Camus wrote that we must believe Sisyphus to be happy. Sisyphus was a serial rule-breaker who got away with everything. His ultimate punishment is to be trapped in a loop like Groundhog’s Day, laboring to push a boulder up a mountain all day only to see it roll back to the bottom each time. There is no escape, no way out. Just pushing the boulder up, and then watching it roll all the way back down. Over and over again.

But there is one way out, argues Camus. The purpose of the punishment is to make Sisyphus feel bad for his previous actions. But if Sisyphus is happy, then he is once again escaping his punishment, just as he always has. How can Sisyphus be happy?

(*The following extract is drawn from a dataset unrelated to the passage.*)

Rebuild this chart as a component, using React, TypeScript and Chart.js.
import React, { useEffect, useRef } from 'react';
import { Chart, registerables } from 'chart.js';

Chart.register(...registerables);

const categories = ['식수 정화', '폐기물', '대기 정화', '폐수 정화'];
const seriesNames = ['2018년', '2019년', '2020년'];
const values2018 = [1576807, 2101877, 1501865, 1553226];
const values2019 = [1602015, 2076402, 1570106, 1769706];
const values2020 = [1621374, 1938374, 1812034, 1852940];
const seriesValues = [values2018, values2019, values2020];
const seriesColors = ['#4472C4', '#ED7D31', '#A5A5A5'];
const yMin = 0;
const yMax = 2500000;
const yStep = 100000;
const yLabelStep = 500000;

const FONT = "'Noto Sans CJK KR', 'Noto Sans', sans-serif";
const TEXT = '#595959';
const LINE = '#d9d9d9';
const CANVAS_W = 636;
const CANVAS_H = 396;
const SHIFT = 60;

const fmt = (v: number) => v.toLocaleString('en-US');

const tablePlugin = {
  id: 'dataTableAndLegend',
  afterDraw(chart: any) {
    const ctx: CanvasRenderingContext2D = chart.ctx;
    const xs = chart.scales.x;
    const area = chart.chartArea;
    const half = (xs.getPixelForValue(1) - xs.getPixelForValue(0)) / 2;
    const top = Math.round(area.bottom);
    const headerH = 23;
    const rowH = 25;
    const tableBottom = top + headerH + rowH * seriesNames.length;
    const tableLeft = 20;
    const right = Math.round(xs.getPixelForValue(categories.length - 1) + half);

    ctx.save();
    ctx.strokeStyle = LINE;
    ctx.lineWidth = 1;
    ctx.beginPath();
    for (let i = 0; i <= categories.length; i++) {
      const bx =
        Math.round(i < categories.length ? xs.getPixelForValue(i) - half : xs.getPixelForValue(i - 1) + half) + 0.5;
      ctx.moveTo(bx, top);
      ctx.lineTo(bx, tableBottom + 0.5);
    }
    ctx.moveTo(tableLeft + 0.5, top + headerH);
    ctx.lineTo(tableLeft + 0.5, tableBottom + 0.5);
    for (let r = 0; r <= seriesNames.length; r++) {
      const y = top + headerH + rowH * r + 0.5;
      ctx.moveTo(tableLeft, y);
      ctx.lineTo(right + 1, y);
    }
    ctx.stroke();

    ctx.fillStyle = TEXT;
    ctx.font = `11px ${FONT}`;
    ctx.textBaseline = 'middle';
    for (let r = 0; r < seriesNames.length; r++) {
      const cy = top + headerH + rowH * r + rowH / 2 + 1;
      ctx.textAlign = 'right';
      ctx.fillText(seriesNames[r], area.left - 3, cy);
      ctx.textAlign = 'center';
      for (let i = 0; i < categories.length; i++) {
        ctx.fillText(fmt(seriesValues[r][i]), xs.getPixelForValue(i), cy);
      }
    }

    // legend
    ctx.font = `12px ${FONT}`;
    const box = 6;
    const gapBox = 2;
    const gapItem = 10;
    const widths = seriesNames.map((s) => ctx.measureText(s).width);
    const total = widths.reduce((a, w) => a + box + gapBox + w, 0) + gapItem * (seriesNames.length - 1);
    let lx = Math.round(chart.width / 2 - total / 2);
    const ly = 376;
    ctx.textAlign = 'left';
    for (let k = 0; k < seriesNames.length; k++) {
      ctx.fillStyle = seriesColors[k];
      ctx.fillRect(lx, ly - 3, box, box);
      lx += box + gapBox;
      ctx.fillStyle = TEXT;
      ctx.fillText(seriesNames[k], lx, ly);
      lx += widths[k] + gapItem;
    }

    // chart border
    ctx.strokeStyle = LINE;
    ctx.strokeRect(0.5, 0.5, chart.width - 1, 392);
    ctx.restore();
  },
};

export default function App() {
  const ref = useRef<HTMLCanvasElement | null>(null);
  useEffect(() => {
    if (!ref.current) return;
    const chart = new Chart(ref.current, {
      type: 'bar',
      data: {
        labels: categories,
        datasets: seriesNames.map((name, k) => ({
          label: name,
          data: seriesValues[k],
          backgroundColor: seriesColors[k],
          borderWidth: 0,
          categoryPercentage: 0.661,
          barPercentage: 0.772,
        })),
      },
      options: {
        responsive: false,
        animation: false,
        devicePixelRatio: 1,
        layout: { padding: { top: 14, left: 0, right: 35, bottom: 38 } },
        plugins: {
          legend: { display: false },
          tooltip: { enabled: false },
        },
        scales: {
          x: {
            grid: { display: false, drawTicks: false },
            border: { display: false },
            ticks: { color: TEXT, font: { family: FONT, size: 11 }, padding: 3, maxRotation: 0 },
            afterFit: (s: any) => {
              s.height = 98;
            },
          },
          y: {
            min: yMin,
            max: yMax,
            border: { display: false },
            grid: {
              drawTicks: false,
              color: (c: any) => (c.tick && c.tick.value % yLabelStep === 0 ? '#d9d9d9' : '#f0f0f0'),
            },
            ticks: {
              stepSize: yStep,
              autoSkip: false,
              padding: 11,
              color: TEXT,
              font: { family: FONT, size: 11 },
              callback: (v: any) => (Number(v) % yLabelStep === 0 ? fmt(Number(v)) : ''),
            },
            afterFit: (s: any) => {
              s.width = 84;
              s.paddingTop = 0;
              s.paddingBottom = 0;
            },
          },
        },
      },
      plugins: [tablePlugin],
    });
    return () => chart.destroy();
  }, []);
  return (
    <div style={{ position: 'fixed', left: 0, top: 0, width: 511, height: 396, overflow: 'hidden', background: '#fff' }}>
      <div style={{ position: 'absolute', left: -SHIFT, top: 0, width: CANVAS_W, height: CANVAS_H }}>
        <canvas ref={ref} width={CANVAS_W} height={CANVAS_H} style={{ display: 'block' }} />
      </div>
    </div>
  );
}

Because one’s happiness is determined by one’s view of the world, which is subjective, which means it can be changed. Happiness is a choice, a conscious act. By choosing to be happy, Sisyphus escapes punishment. He’s still stuck in the loop, but in a sense, so is everyone else.

I finally reached the plateau, where Ingersoll levels out before running into 42nd. I set down my bags on the sidewalk and stopped to catch my breath. I looked around as I took some deep breaths. I’m still trying to learn the neighborhood. I realized that I was standing up straight. I usually stand with a slouch, curling my shoulders forward and inward, the posture of someone who’s masking and is trying not to take up space, trying not to be seen, someone that I no longer need to be.

I’ve started standing up for myself. That is an interesting feeling. Somehow, I feel more secure with myself. I guess this is what I meant when I said that each expansion I’m feeling a little fuller, a little stronger. More capable. Standing up straighter, not because someone’s telling me to, but because I’m no longer concerned with not being seen. I’m tired and I need to fill my lungs, so I’m going to stand here on the corner in this overly warm March sun with my shoulders back as I breathe deeply.

We must believe Sisyphus to be happy, because if he can be happy, then free-will exists. If Sisyphus can be happy, any one of us can be happy. Each of us, toiling in the Groundhog’s Days of our Lives, pushing our own boulders that seem to always keep crashing back down, can stand at the tops of our hills, catch our breaths with our shoulders back. And that moment, we choose to be happy.